Work to be completed:
Please transcribe the data below exactly. Leave the pictures out.

# START OF Provided material

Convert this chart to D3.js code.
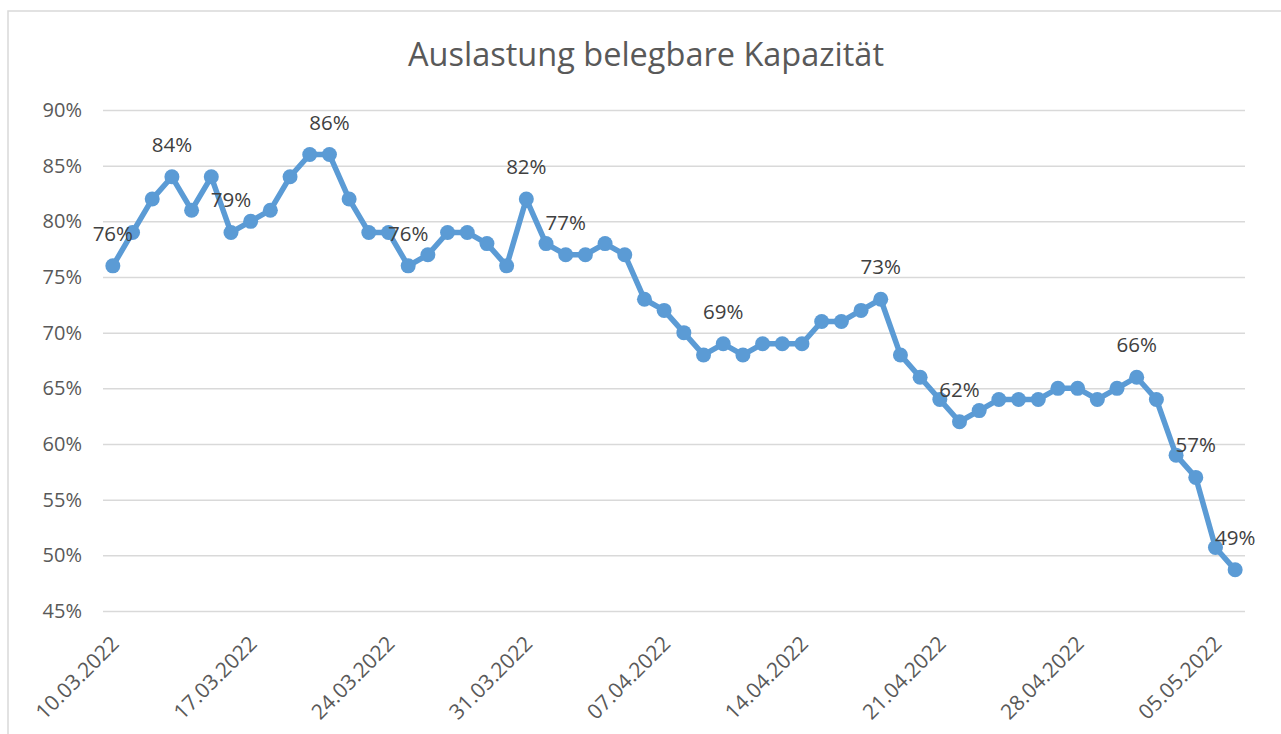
<!DOCTYPE html>
<html>
<head>
<meta charset="utf-8">
<script src="https://cdn.jsdelivr.net/npm/d3@7"></script>
<style>
  body { margin: 0; background: #fff; }
  svg { display: block; font-family: "Open Sans", "Noto Sans", sans-serif; }
  .gridline line { stroke: #D9D9D9; stroke-width: 1.5; }
  .yAxis text { fill: #595959; font-size: 20px; }
  .xAxis text { fill: #595959; font-size: 21px; }
  .dataLbl { fill: #404040; font-size: 20.5px; }
</style>
</head>
<body>
<div id="chart"></div>
<script>
var chartTitle = "Auslastung belegbare Kapazität";
var startDate = "10.03.2022";
var yTicks = [0.45, 0.50, 0.55, 0.60, 0.65, 0.70, 0.75, 0.80, 0.85, 0.90];
var xTickLabels = ["10.03.2022", "17.03.2022", "24.03.2022", "31.03.2022", "07.04.2022",
                   "14.04.2022", "21.04.2022", "28.04.2022", "05.05.2022"];
// daily utilisation, one value per day from 10.03.2022
var auslastung = [0.76, 0.79, 0.82, 0.84, 0.81, 0.84, 0.79, 0.80, 0.81, 0.84,
                  0.86, 0.86, 0.82, 0.79, 0.79, 0.76, 0.77, 0.79, 0.79, 0.78,
                  0.76, 0.82, 0.78, 0.77, 0.77, 0.78, 0.77, 0.73, 0.72, 0.70,
                  0.68, 0.69, 0.68, 0.69, 0.69, 0.69, 0.71, 0.71, 0.72, 0.73,
                  0.68, 0.66, 0.64, 0.62, 0.63, 0.64, 0.64, 0.64, 0.65, 0.65,
                  0.64, 0.65, 0.66, 0.64, 0.59, 0.57, 0.507, 0.487];
// indices of the points that carry a data label
var labelIdx = [0, 3, 6, 11, 15, 21, 23, 31, 39, 43, 52, 55, 57];

(function () {
  'use strict'

  var W = 1281, H = 734;
  var parseDate = d3.utcParse("%d.%m.%Y");
  var fmtDate = d3.utcFormat("%d.%m.%Y");
  var day0 = parseDate(startDate);

  var data = auslastung.map(function (v, i) {
    return { date: d3.utcDay.offset(day0, i), val: v, idx: i };
  });

  var svg = d3.select("#chart").append("svg")
      .attr("width", W)
      .attr("height", H);

  // chart frame
  svg.append("rect")
      .attr("x", 8).attr("y", 11)
      .attr("width", W + 20).attr("height", H + 20)
      .attr("fill", "none")
      .attr("stroke", "#D9D9D9")
      .attr("stroke-width", 1.5);

  var plotL = 103, plotR = 1245, plotT = 110, plotB = 611;

  var x = d3.scaleUtc()
      .domain([d3.utcHour.offset(data[0].date, -12), d3.utcHour.offset(data[data.length - 1].date, 12)])
      .range([plotL, plotR]);
  var y = d3.scaleLinear().domain([0.45, 0.90]).range([plotB, plotT]);

  svg.append("text")
      .attr("x", 646).attr("y", 66)
      .attr("text-anchor", "middle")
      .attr("fill", "#595959")
      .style("font-size", "32.5px")
      .text(chartTitle);

  svg.append("g")
      .attr("class", "gridline")
      .attr("transform", "translate(" + plotL + ",0)")
      .call(d3.axisLeft(y).tickValues(yTicks).tickSize(-(plotR - plotL)).tickFormat(""))
      .call(function (g) { g.select(".domain").remove(); });

  svg.append("g")
      .attr("class", "yAxis")
      .attr("transform", "translate(" + plotL + ",0)")
      .call(d3.axisLeft(y).tickValues(yTicks).tickSize(0).tickPadding(21).tickFormat(d3.format(".0%")))
      .call(function (g) { g.select(".domain").remove(); })
      .attr("font-family", null).attr("font-size", null);

  var xTickDates = xTickLabels.map(function (s) { return parseDate(s); });
  var xAxisG = svg.append("g")
      .attr("class", "xAxis")
      .attr("transform", "translate(0," + plotB + ")")
      .call(d3.axisBottom(x).tickValues(xTickDates).tickSize(0).tickFormat(fmtDate))
      .attr("font-family", null).attr("font-size", null);
  xAxisG.select(".domain").remove();
  xAxisG.selectAll("text")
      .attr("text-anchor", "end")
      .attr("dy", null)
      .attr("y", 0)
      .attr("transform", "translate(7,34) rotate(-45)");

  var line = d3.line()
      .x(function (d) { return x(d.date); })
      .y(function (d) { return y(d.val); });

  svg.append("path")
      .datum(data)
      .attr("d", line)
      .attr("fill", "none")
      .attr("stroke", "#5B9BD5")
      .attr("stroke-width", 5.5)
      .attr("stroke-linejoin", "round");

  svg.append("g").selectAll("circle")
      .data(data)
      .enter().append("circle")
      .attr("cx", function (d) { return x(d.date); })
      .attr("cy", function (d) { return y(d.val); })
      .attr("r", 7.5)
      .attr("fill", "#5B9BD5");

  svg.append("g").selectAll("text")
      .data(data.filter(function (d) { return labelIdx.indexOf(d.idx) >= 0; }))
      .enter().append("text")
      .attr("class", "dataLbl")
      .attr("x", function (d) { return x(d.date); })
      .attr("y", function (d) { return y(d.val) - 25; })
      .attr("text-anchor", "middle")
      .text(function (d) { return d3.format(".0%")(d.val); });
})()
</script>
</body>
</html>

# END OF Provided material

Reply:
Convert this chart to D3.js code.
<!DOCTYPE html>
<html>
<head>
<meta charset="utf-8">
<script src="https://cdn.jsdelivr.net/npm/d3@7"></script>
<style>
  body { margin: 0; background: #fff; }
  svg { display: block; font-family: "Open Sans", "Noto Sans", sans-serif; }
  .gridline line { stroke: #D9D9D9; stroke-width: 1.5; }
  .yAxis text { fill: #595959; font-size: 20px; }
  .xAxis text { fill: #595959; font-size: 21px; }
  .dataLbl { fill: #404040; font-size: 20.5px; }
</style>
</head>
<body>
<div id="chart"></div>
<script>
var chartTitle = "Auslastung belegbare Kapazität";
var startDate = "10.03.2022";
var yTicks = [0.45, 0.50, 0.55, 0.60, 0.65, 0.70, 0.75, 0.80, 0.85, 0.90];
var xTickLabels = ["10.03.2022", "17.03.2022", "24.03.2022", "31.03.2022", "07.04.2022",
                   "14.04.2022", "21.04.2022", "28.04.2022", "05.05.2022"];
// daily utilisation, one value per day from 10.03.2022
var auslastung = [0.76, 0.79, 0.82, 0.84, 0.81, 0.84, 0.79, 0.80, 0.81, 0.84,
                  0.86, 0.86, 0.82, 0.79, 0.79, 0.76, 0.77, 0.79, 0.79, 0.78,
                  0.76, 0.82, 0.78, 0.77, 0.77, 0.78, 0.77, 0.73, 0.72, 0.70,
                  0.68, 0.69, 0.68, 0.69, 0.69, 0.69, 0.71, 0.71, 0.72, 0.73,
                  0.68, 0.66, 0.64, 0.62, 0.63, 0.64, 0.64, 0.64, 0.65, 0.65,
                  0.64, 0.65, 0.66, 0.64, 0.59, 0.57, 0.507, 0.487];
// indices of the points that carry a data label
var labelIdx = [0, 3, 6, 11, 15, 21, 23, 31, 39, 43, 52, 55, 57];

(function () {
  'use strict'

  var W = 1281, H = 734;
  var parseDate = d3.utcParse("%d.%m.%Y");
  var fmtDate = d3.utcFormat("%d.%m.%Y");
  var day0 = parseDate(startDate);

  var data = auslastung.map(function (v, i) {
    return { date: d3.utcDay.offset(day0, i), val: v, idx: i };
  });

  var svg = d3.select("#chart").append("svg")
      .attr("width", W)
      .attr("height", H);

  // chart frame
  svg.append("rect")
      .attr("x", 8).attr("y", 11)
      .attr("width", W + 20).attr("height", H + 20)
      .attr("fill", "none")
      .attr("stroke", "#D9D9D9")
      .attr("stroke-width", 1.5);

  var plotL = 103, plotR = 1245, plotT = 110, plotB = 611;

  var x = d3.scaleUtc()
      .domain([d3.utcHour.offset(data[0].date, -12), d3.utcHour.offset(data[data.length - 1].date, 12)])
      .range([plotL, plotR]);
  var y = d3.scaleLinear().domain([0.45, 0.90]).range([plotB, plotT]);

  svg.append("text")
      .attr("x", 646).attr("y", 66)
      .attr("text-anchor", "middle")
      .attr("fill", "#595959")
      .style("font-size", "32.5px")
      .text(chartTitle);

  svg.append("g")
      .attr("class", "gridline")
      .attr("transform", "translate(" + plotL + ",0)")
      .call(d3.axisLeft(y).tickValues(yTicks).tickSize(-(plotR - plotL)).tickFormat(""))
      .call(function (g) { g.select(".domain").remove(); });

  svg.append("g")
      .attr("class", "yAxis")
      .attr("transform", "translate(" + plotL + ",0)")
      .call(d3.axisLeft(y).tickValues(yTicks).tickSize(0).tickPadding(21).tickFormat(d3.format(".0%")))
      .call(function (g) { g.select(".domain").remove(); })
      .attr("font-family", null).attr("font-size", null);

  var xTickDates = xTickLabels.map(function (s) { return parseDate(s); });
  var xAxisG = svg.append("g")
      .attr("class", "xAxis")
      .attr("transform", "translate(0," + plotB + ")")
      .call(d3.axisBottom(x).tickValues(xTickDates).tickSize(0).tickFormat(fmtDate))
      .attr("font-family", null).attr("font-size", null);
  xAxisG.select(".domain").remove();
  xAxisG.selectAll("text")
      .attr("text-anchor", "end")
      .attr("dy", null)
      .attr("y", 0)
      .attr("transform", "translate(7,34) rotate(-45)");

  var line = d3.line()
      .x(function (d) { return x(d.date); })
      .y(function (d) { return y(d.val); });

  svg.append("path")
      .datum(data)
      .attr("d", line)
      .attr("fill", "none")
      .attr("stroke", "#5B9BD5")
      .attr("stroke-width", 5.5)
      .attr("stroke-linejoin", "round");

  svg.append("g").selectAll("circle")
      .data(data)
      .enter().append("circle")
      .attr("cx", function (d) { return x(d.date); })
      .attr("cy", function (d) { return y(d.val); })
      .attr("r", 7.5)
      .attr("fill", "#5B9BD5");

  svg.append("g").selectAll("text")
      .data(data.filter(function (d) { return labelIdx.indexOf(d.idx) >= 0; }))
      .enter().append("text")
      .attr("class", "dataLbl")
      .attr("x", function (d) { return x(d.date); })
      .attr("y", function (d) { return y(d.val) - 25; })
      .attr("text-anchor", "middle")
      .text(function (d) { return d3.format(".0%")(d.val); });
})()
</script>
</body>
</html>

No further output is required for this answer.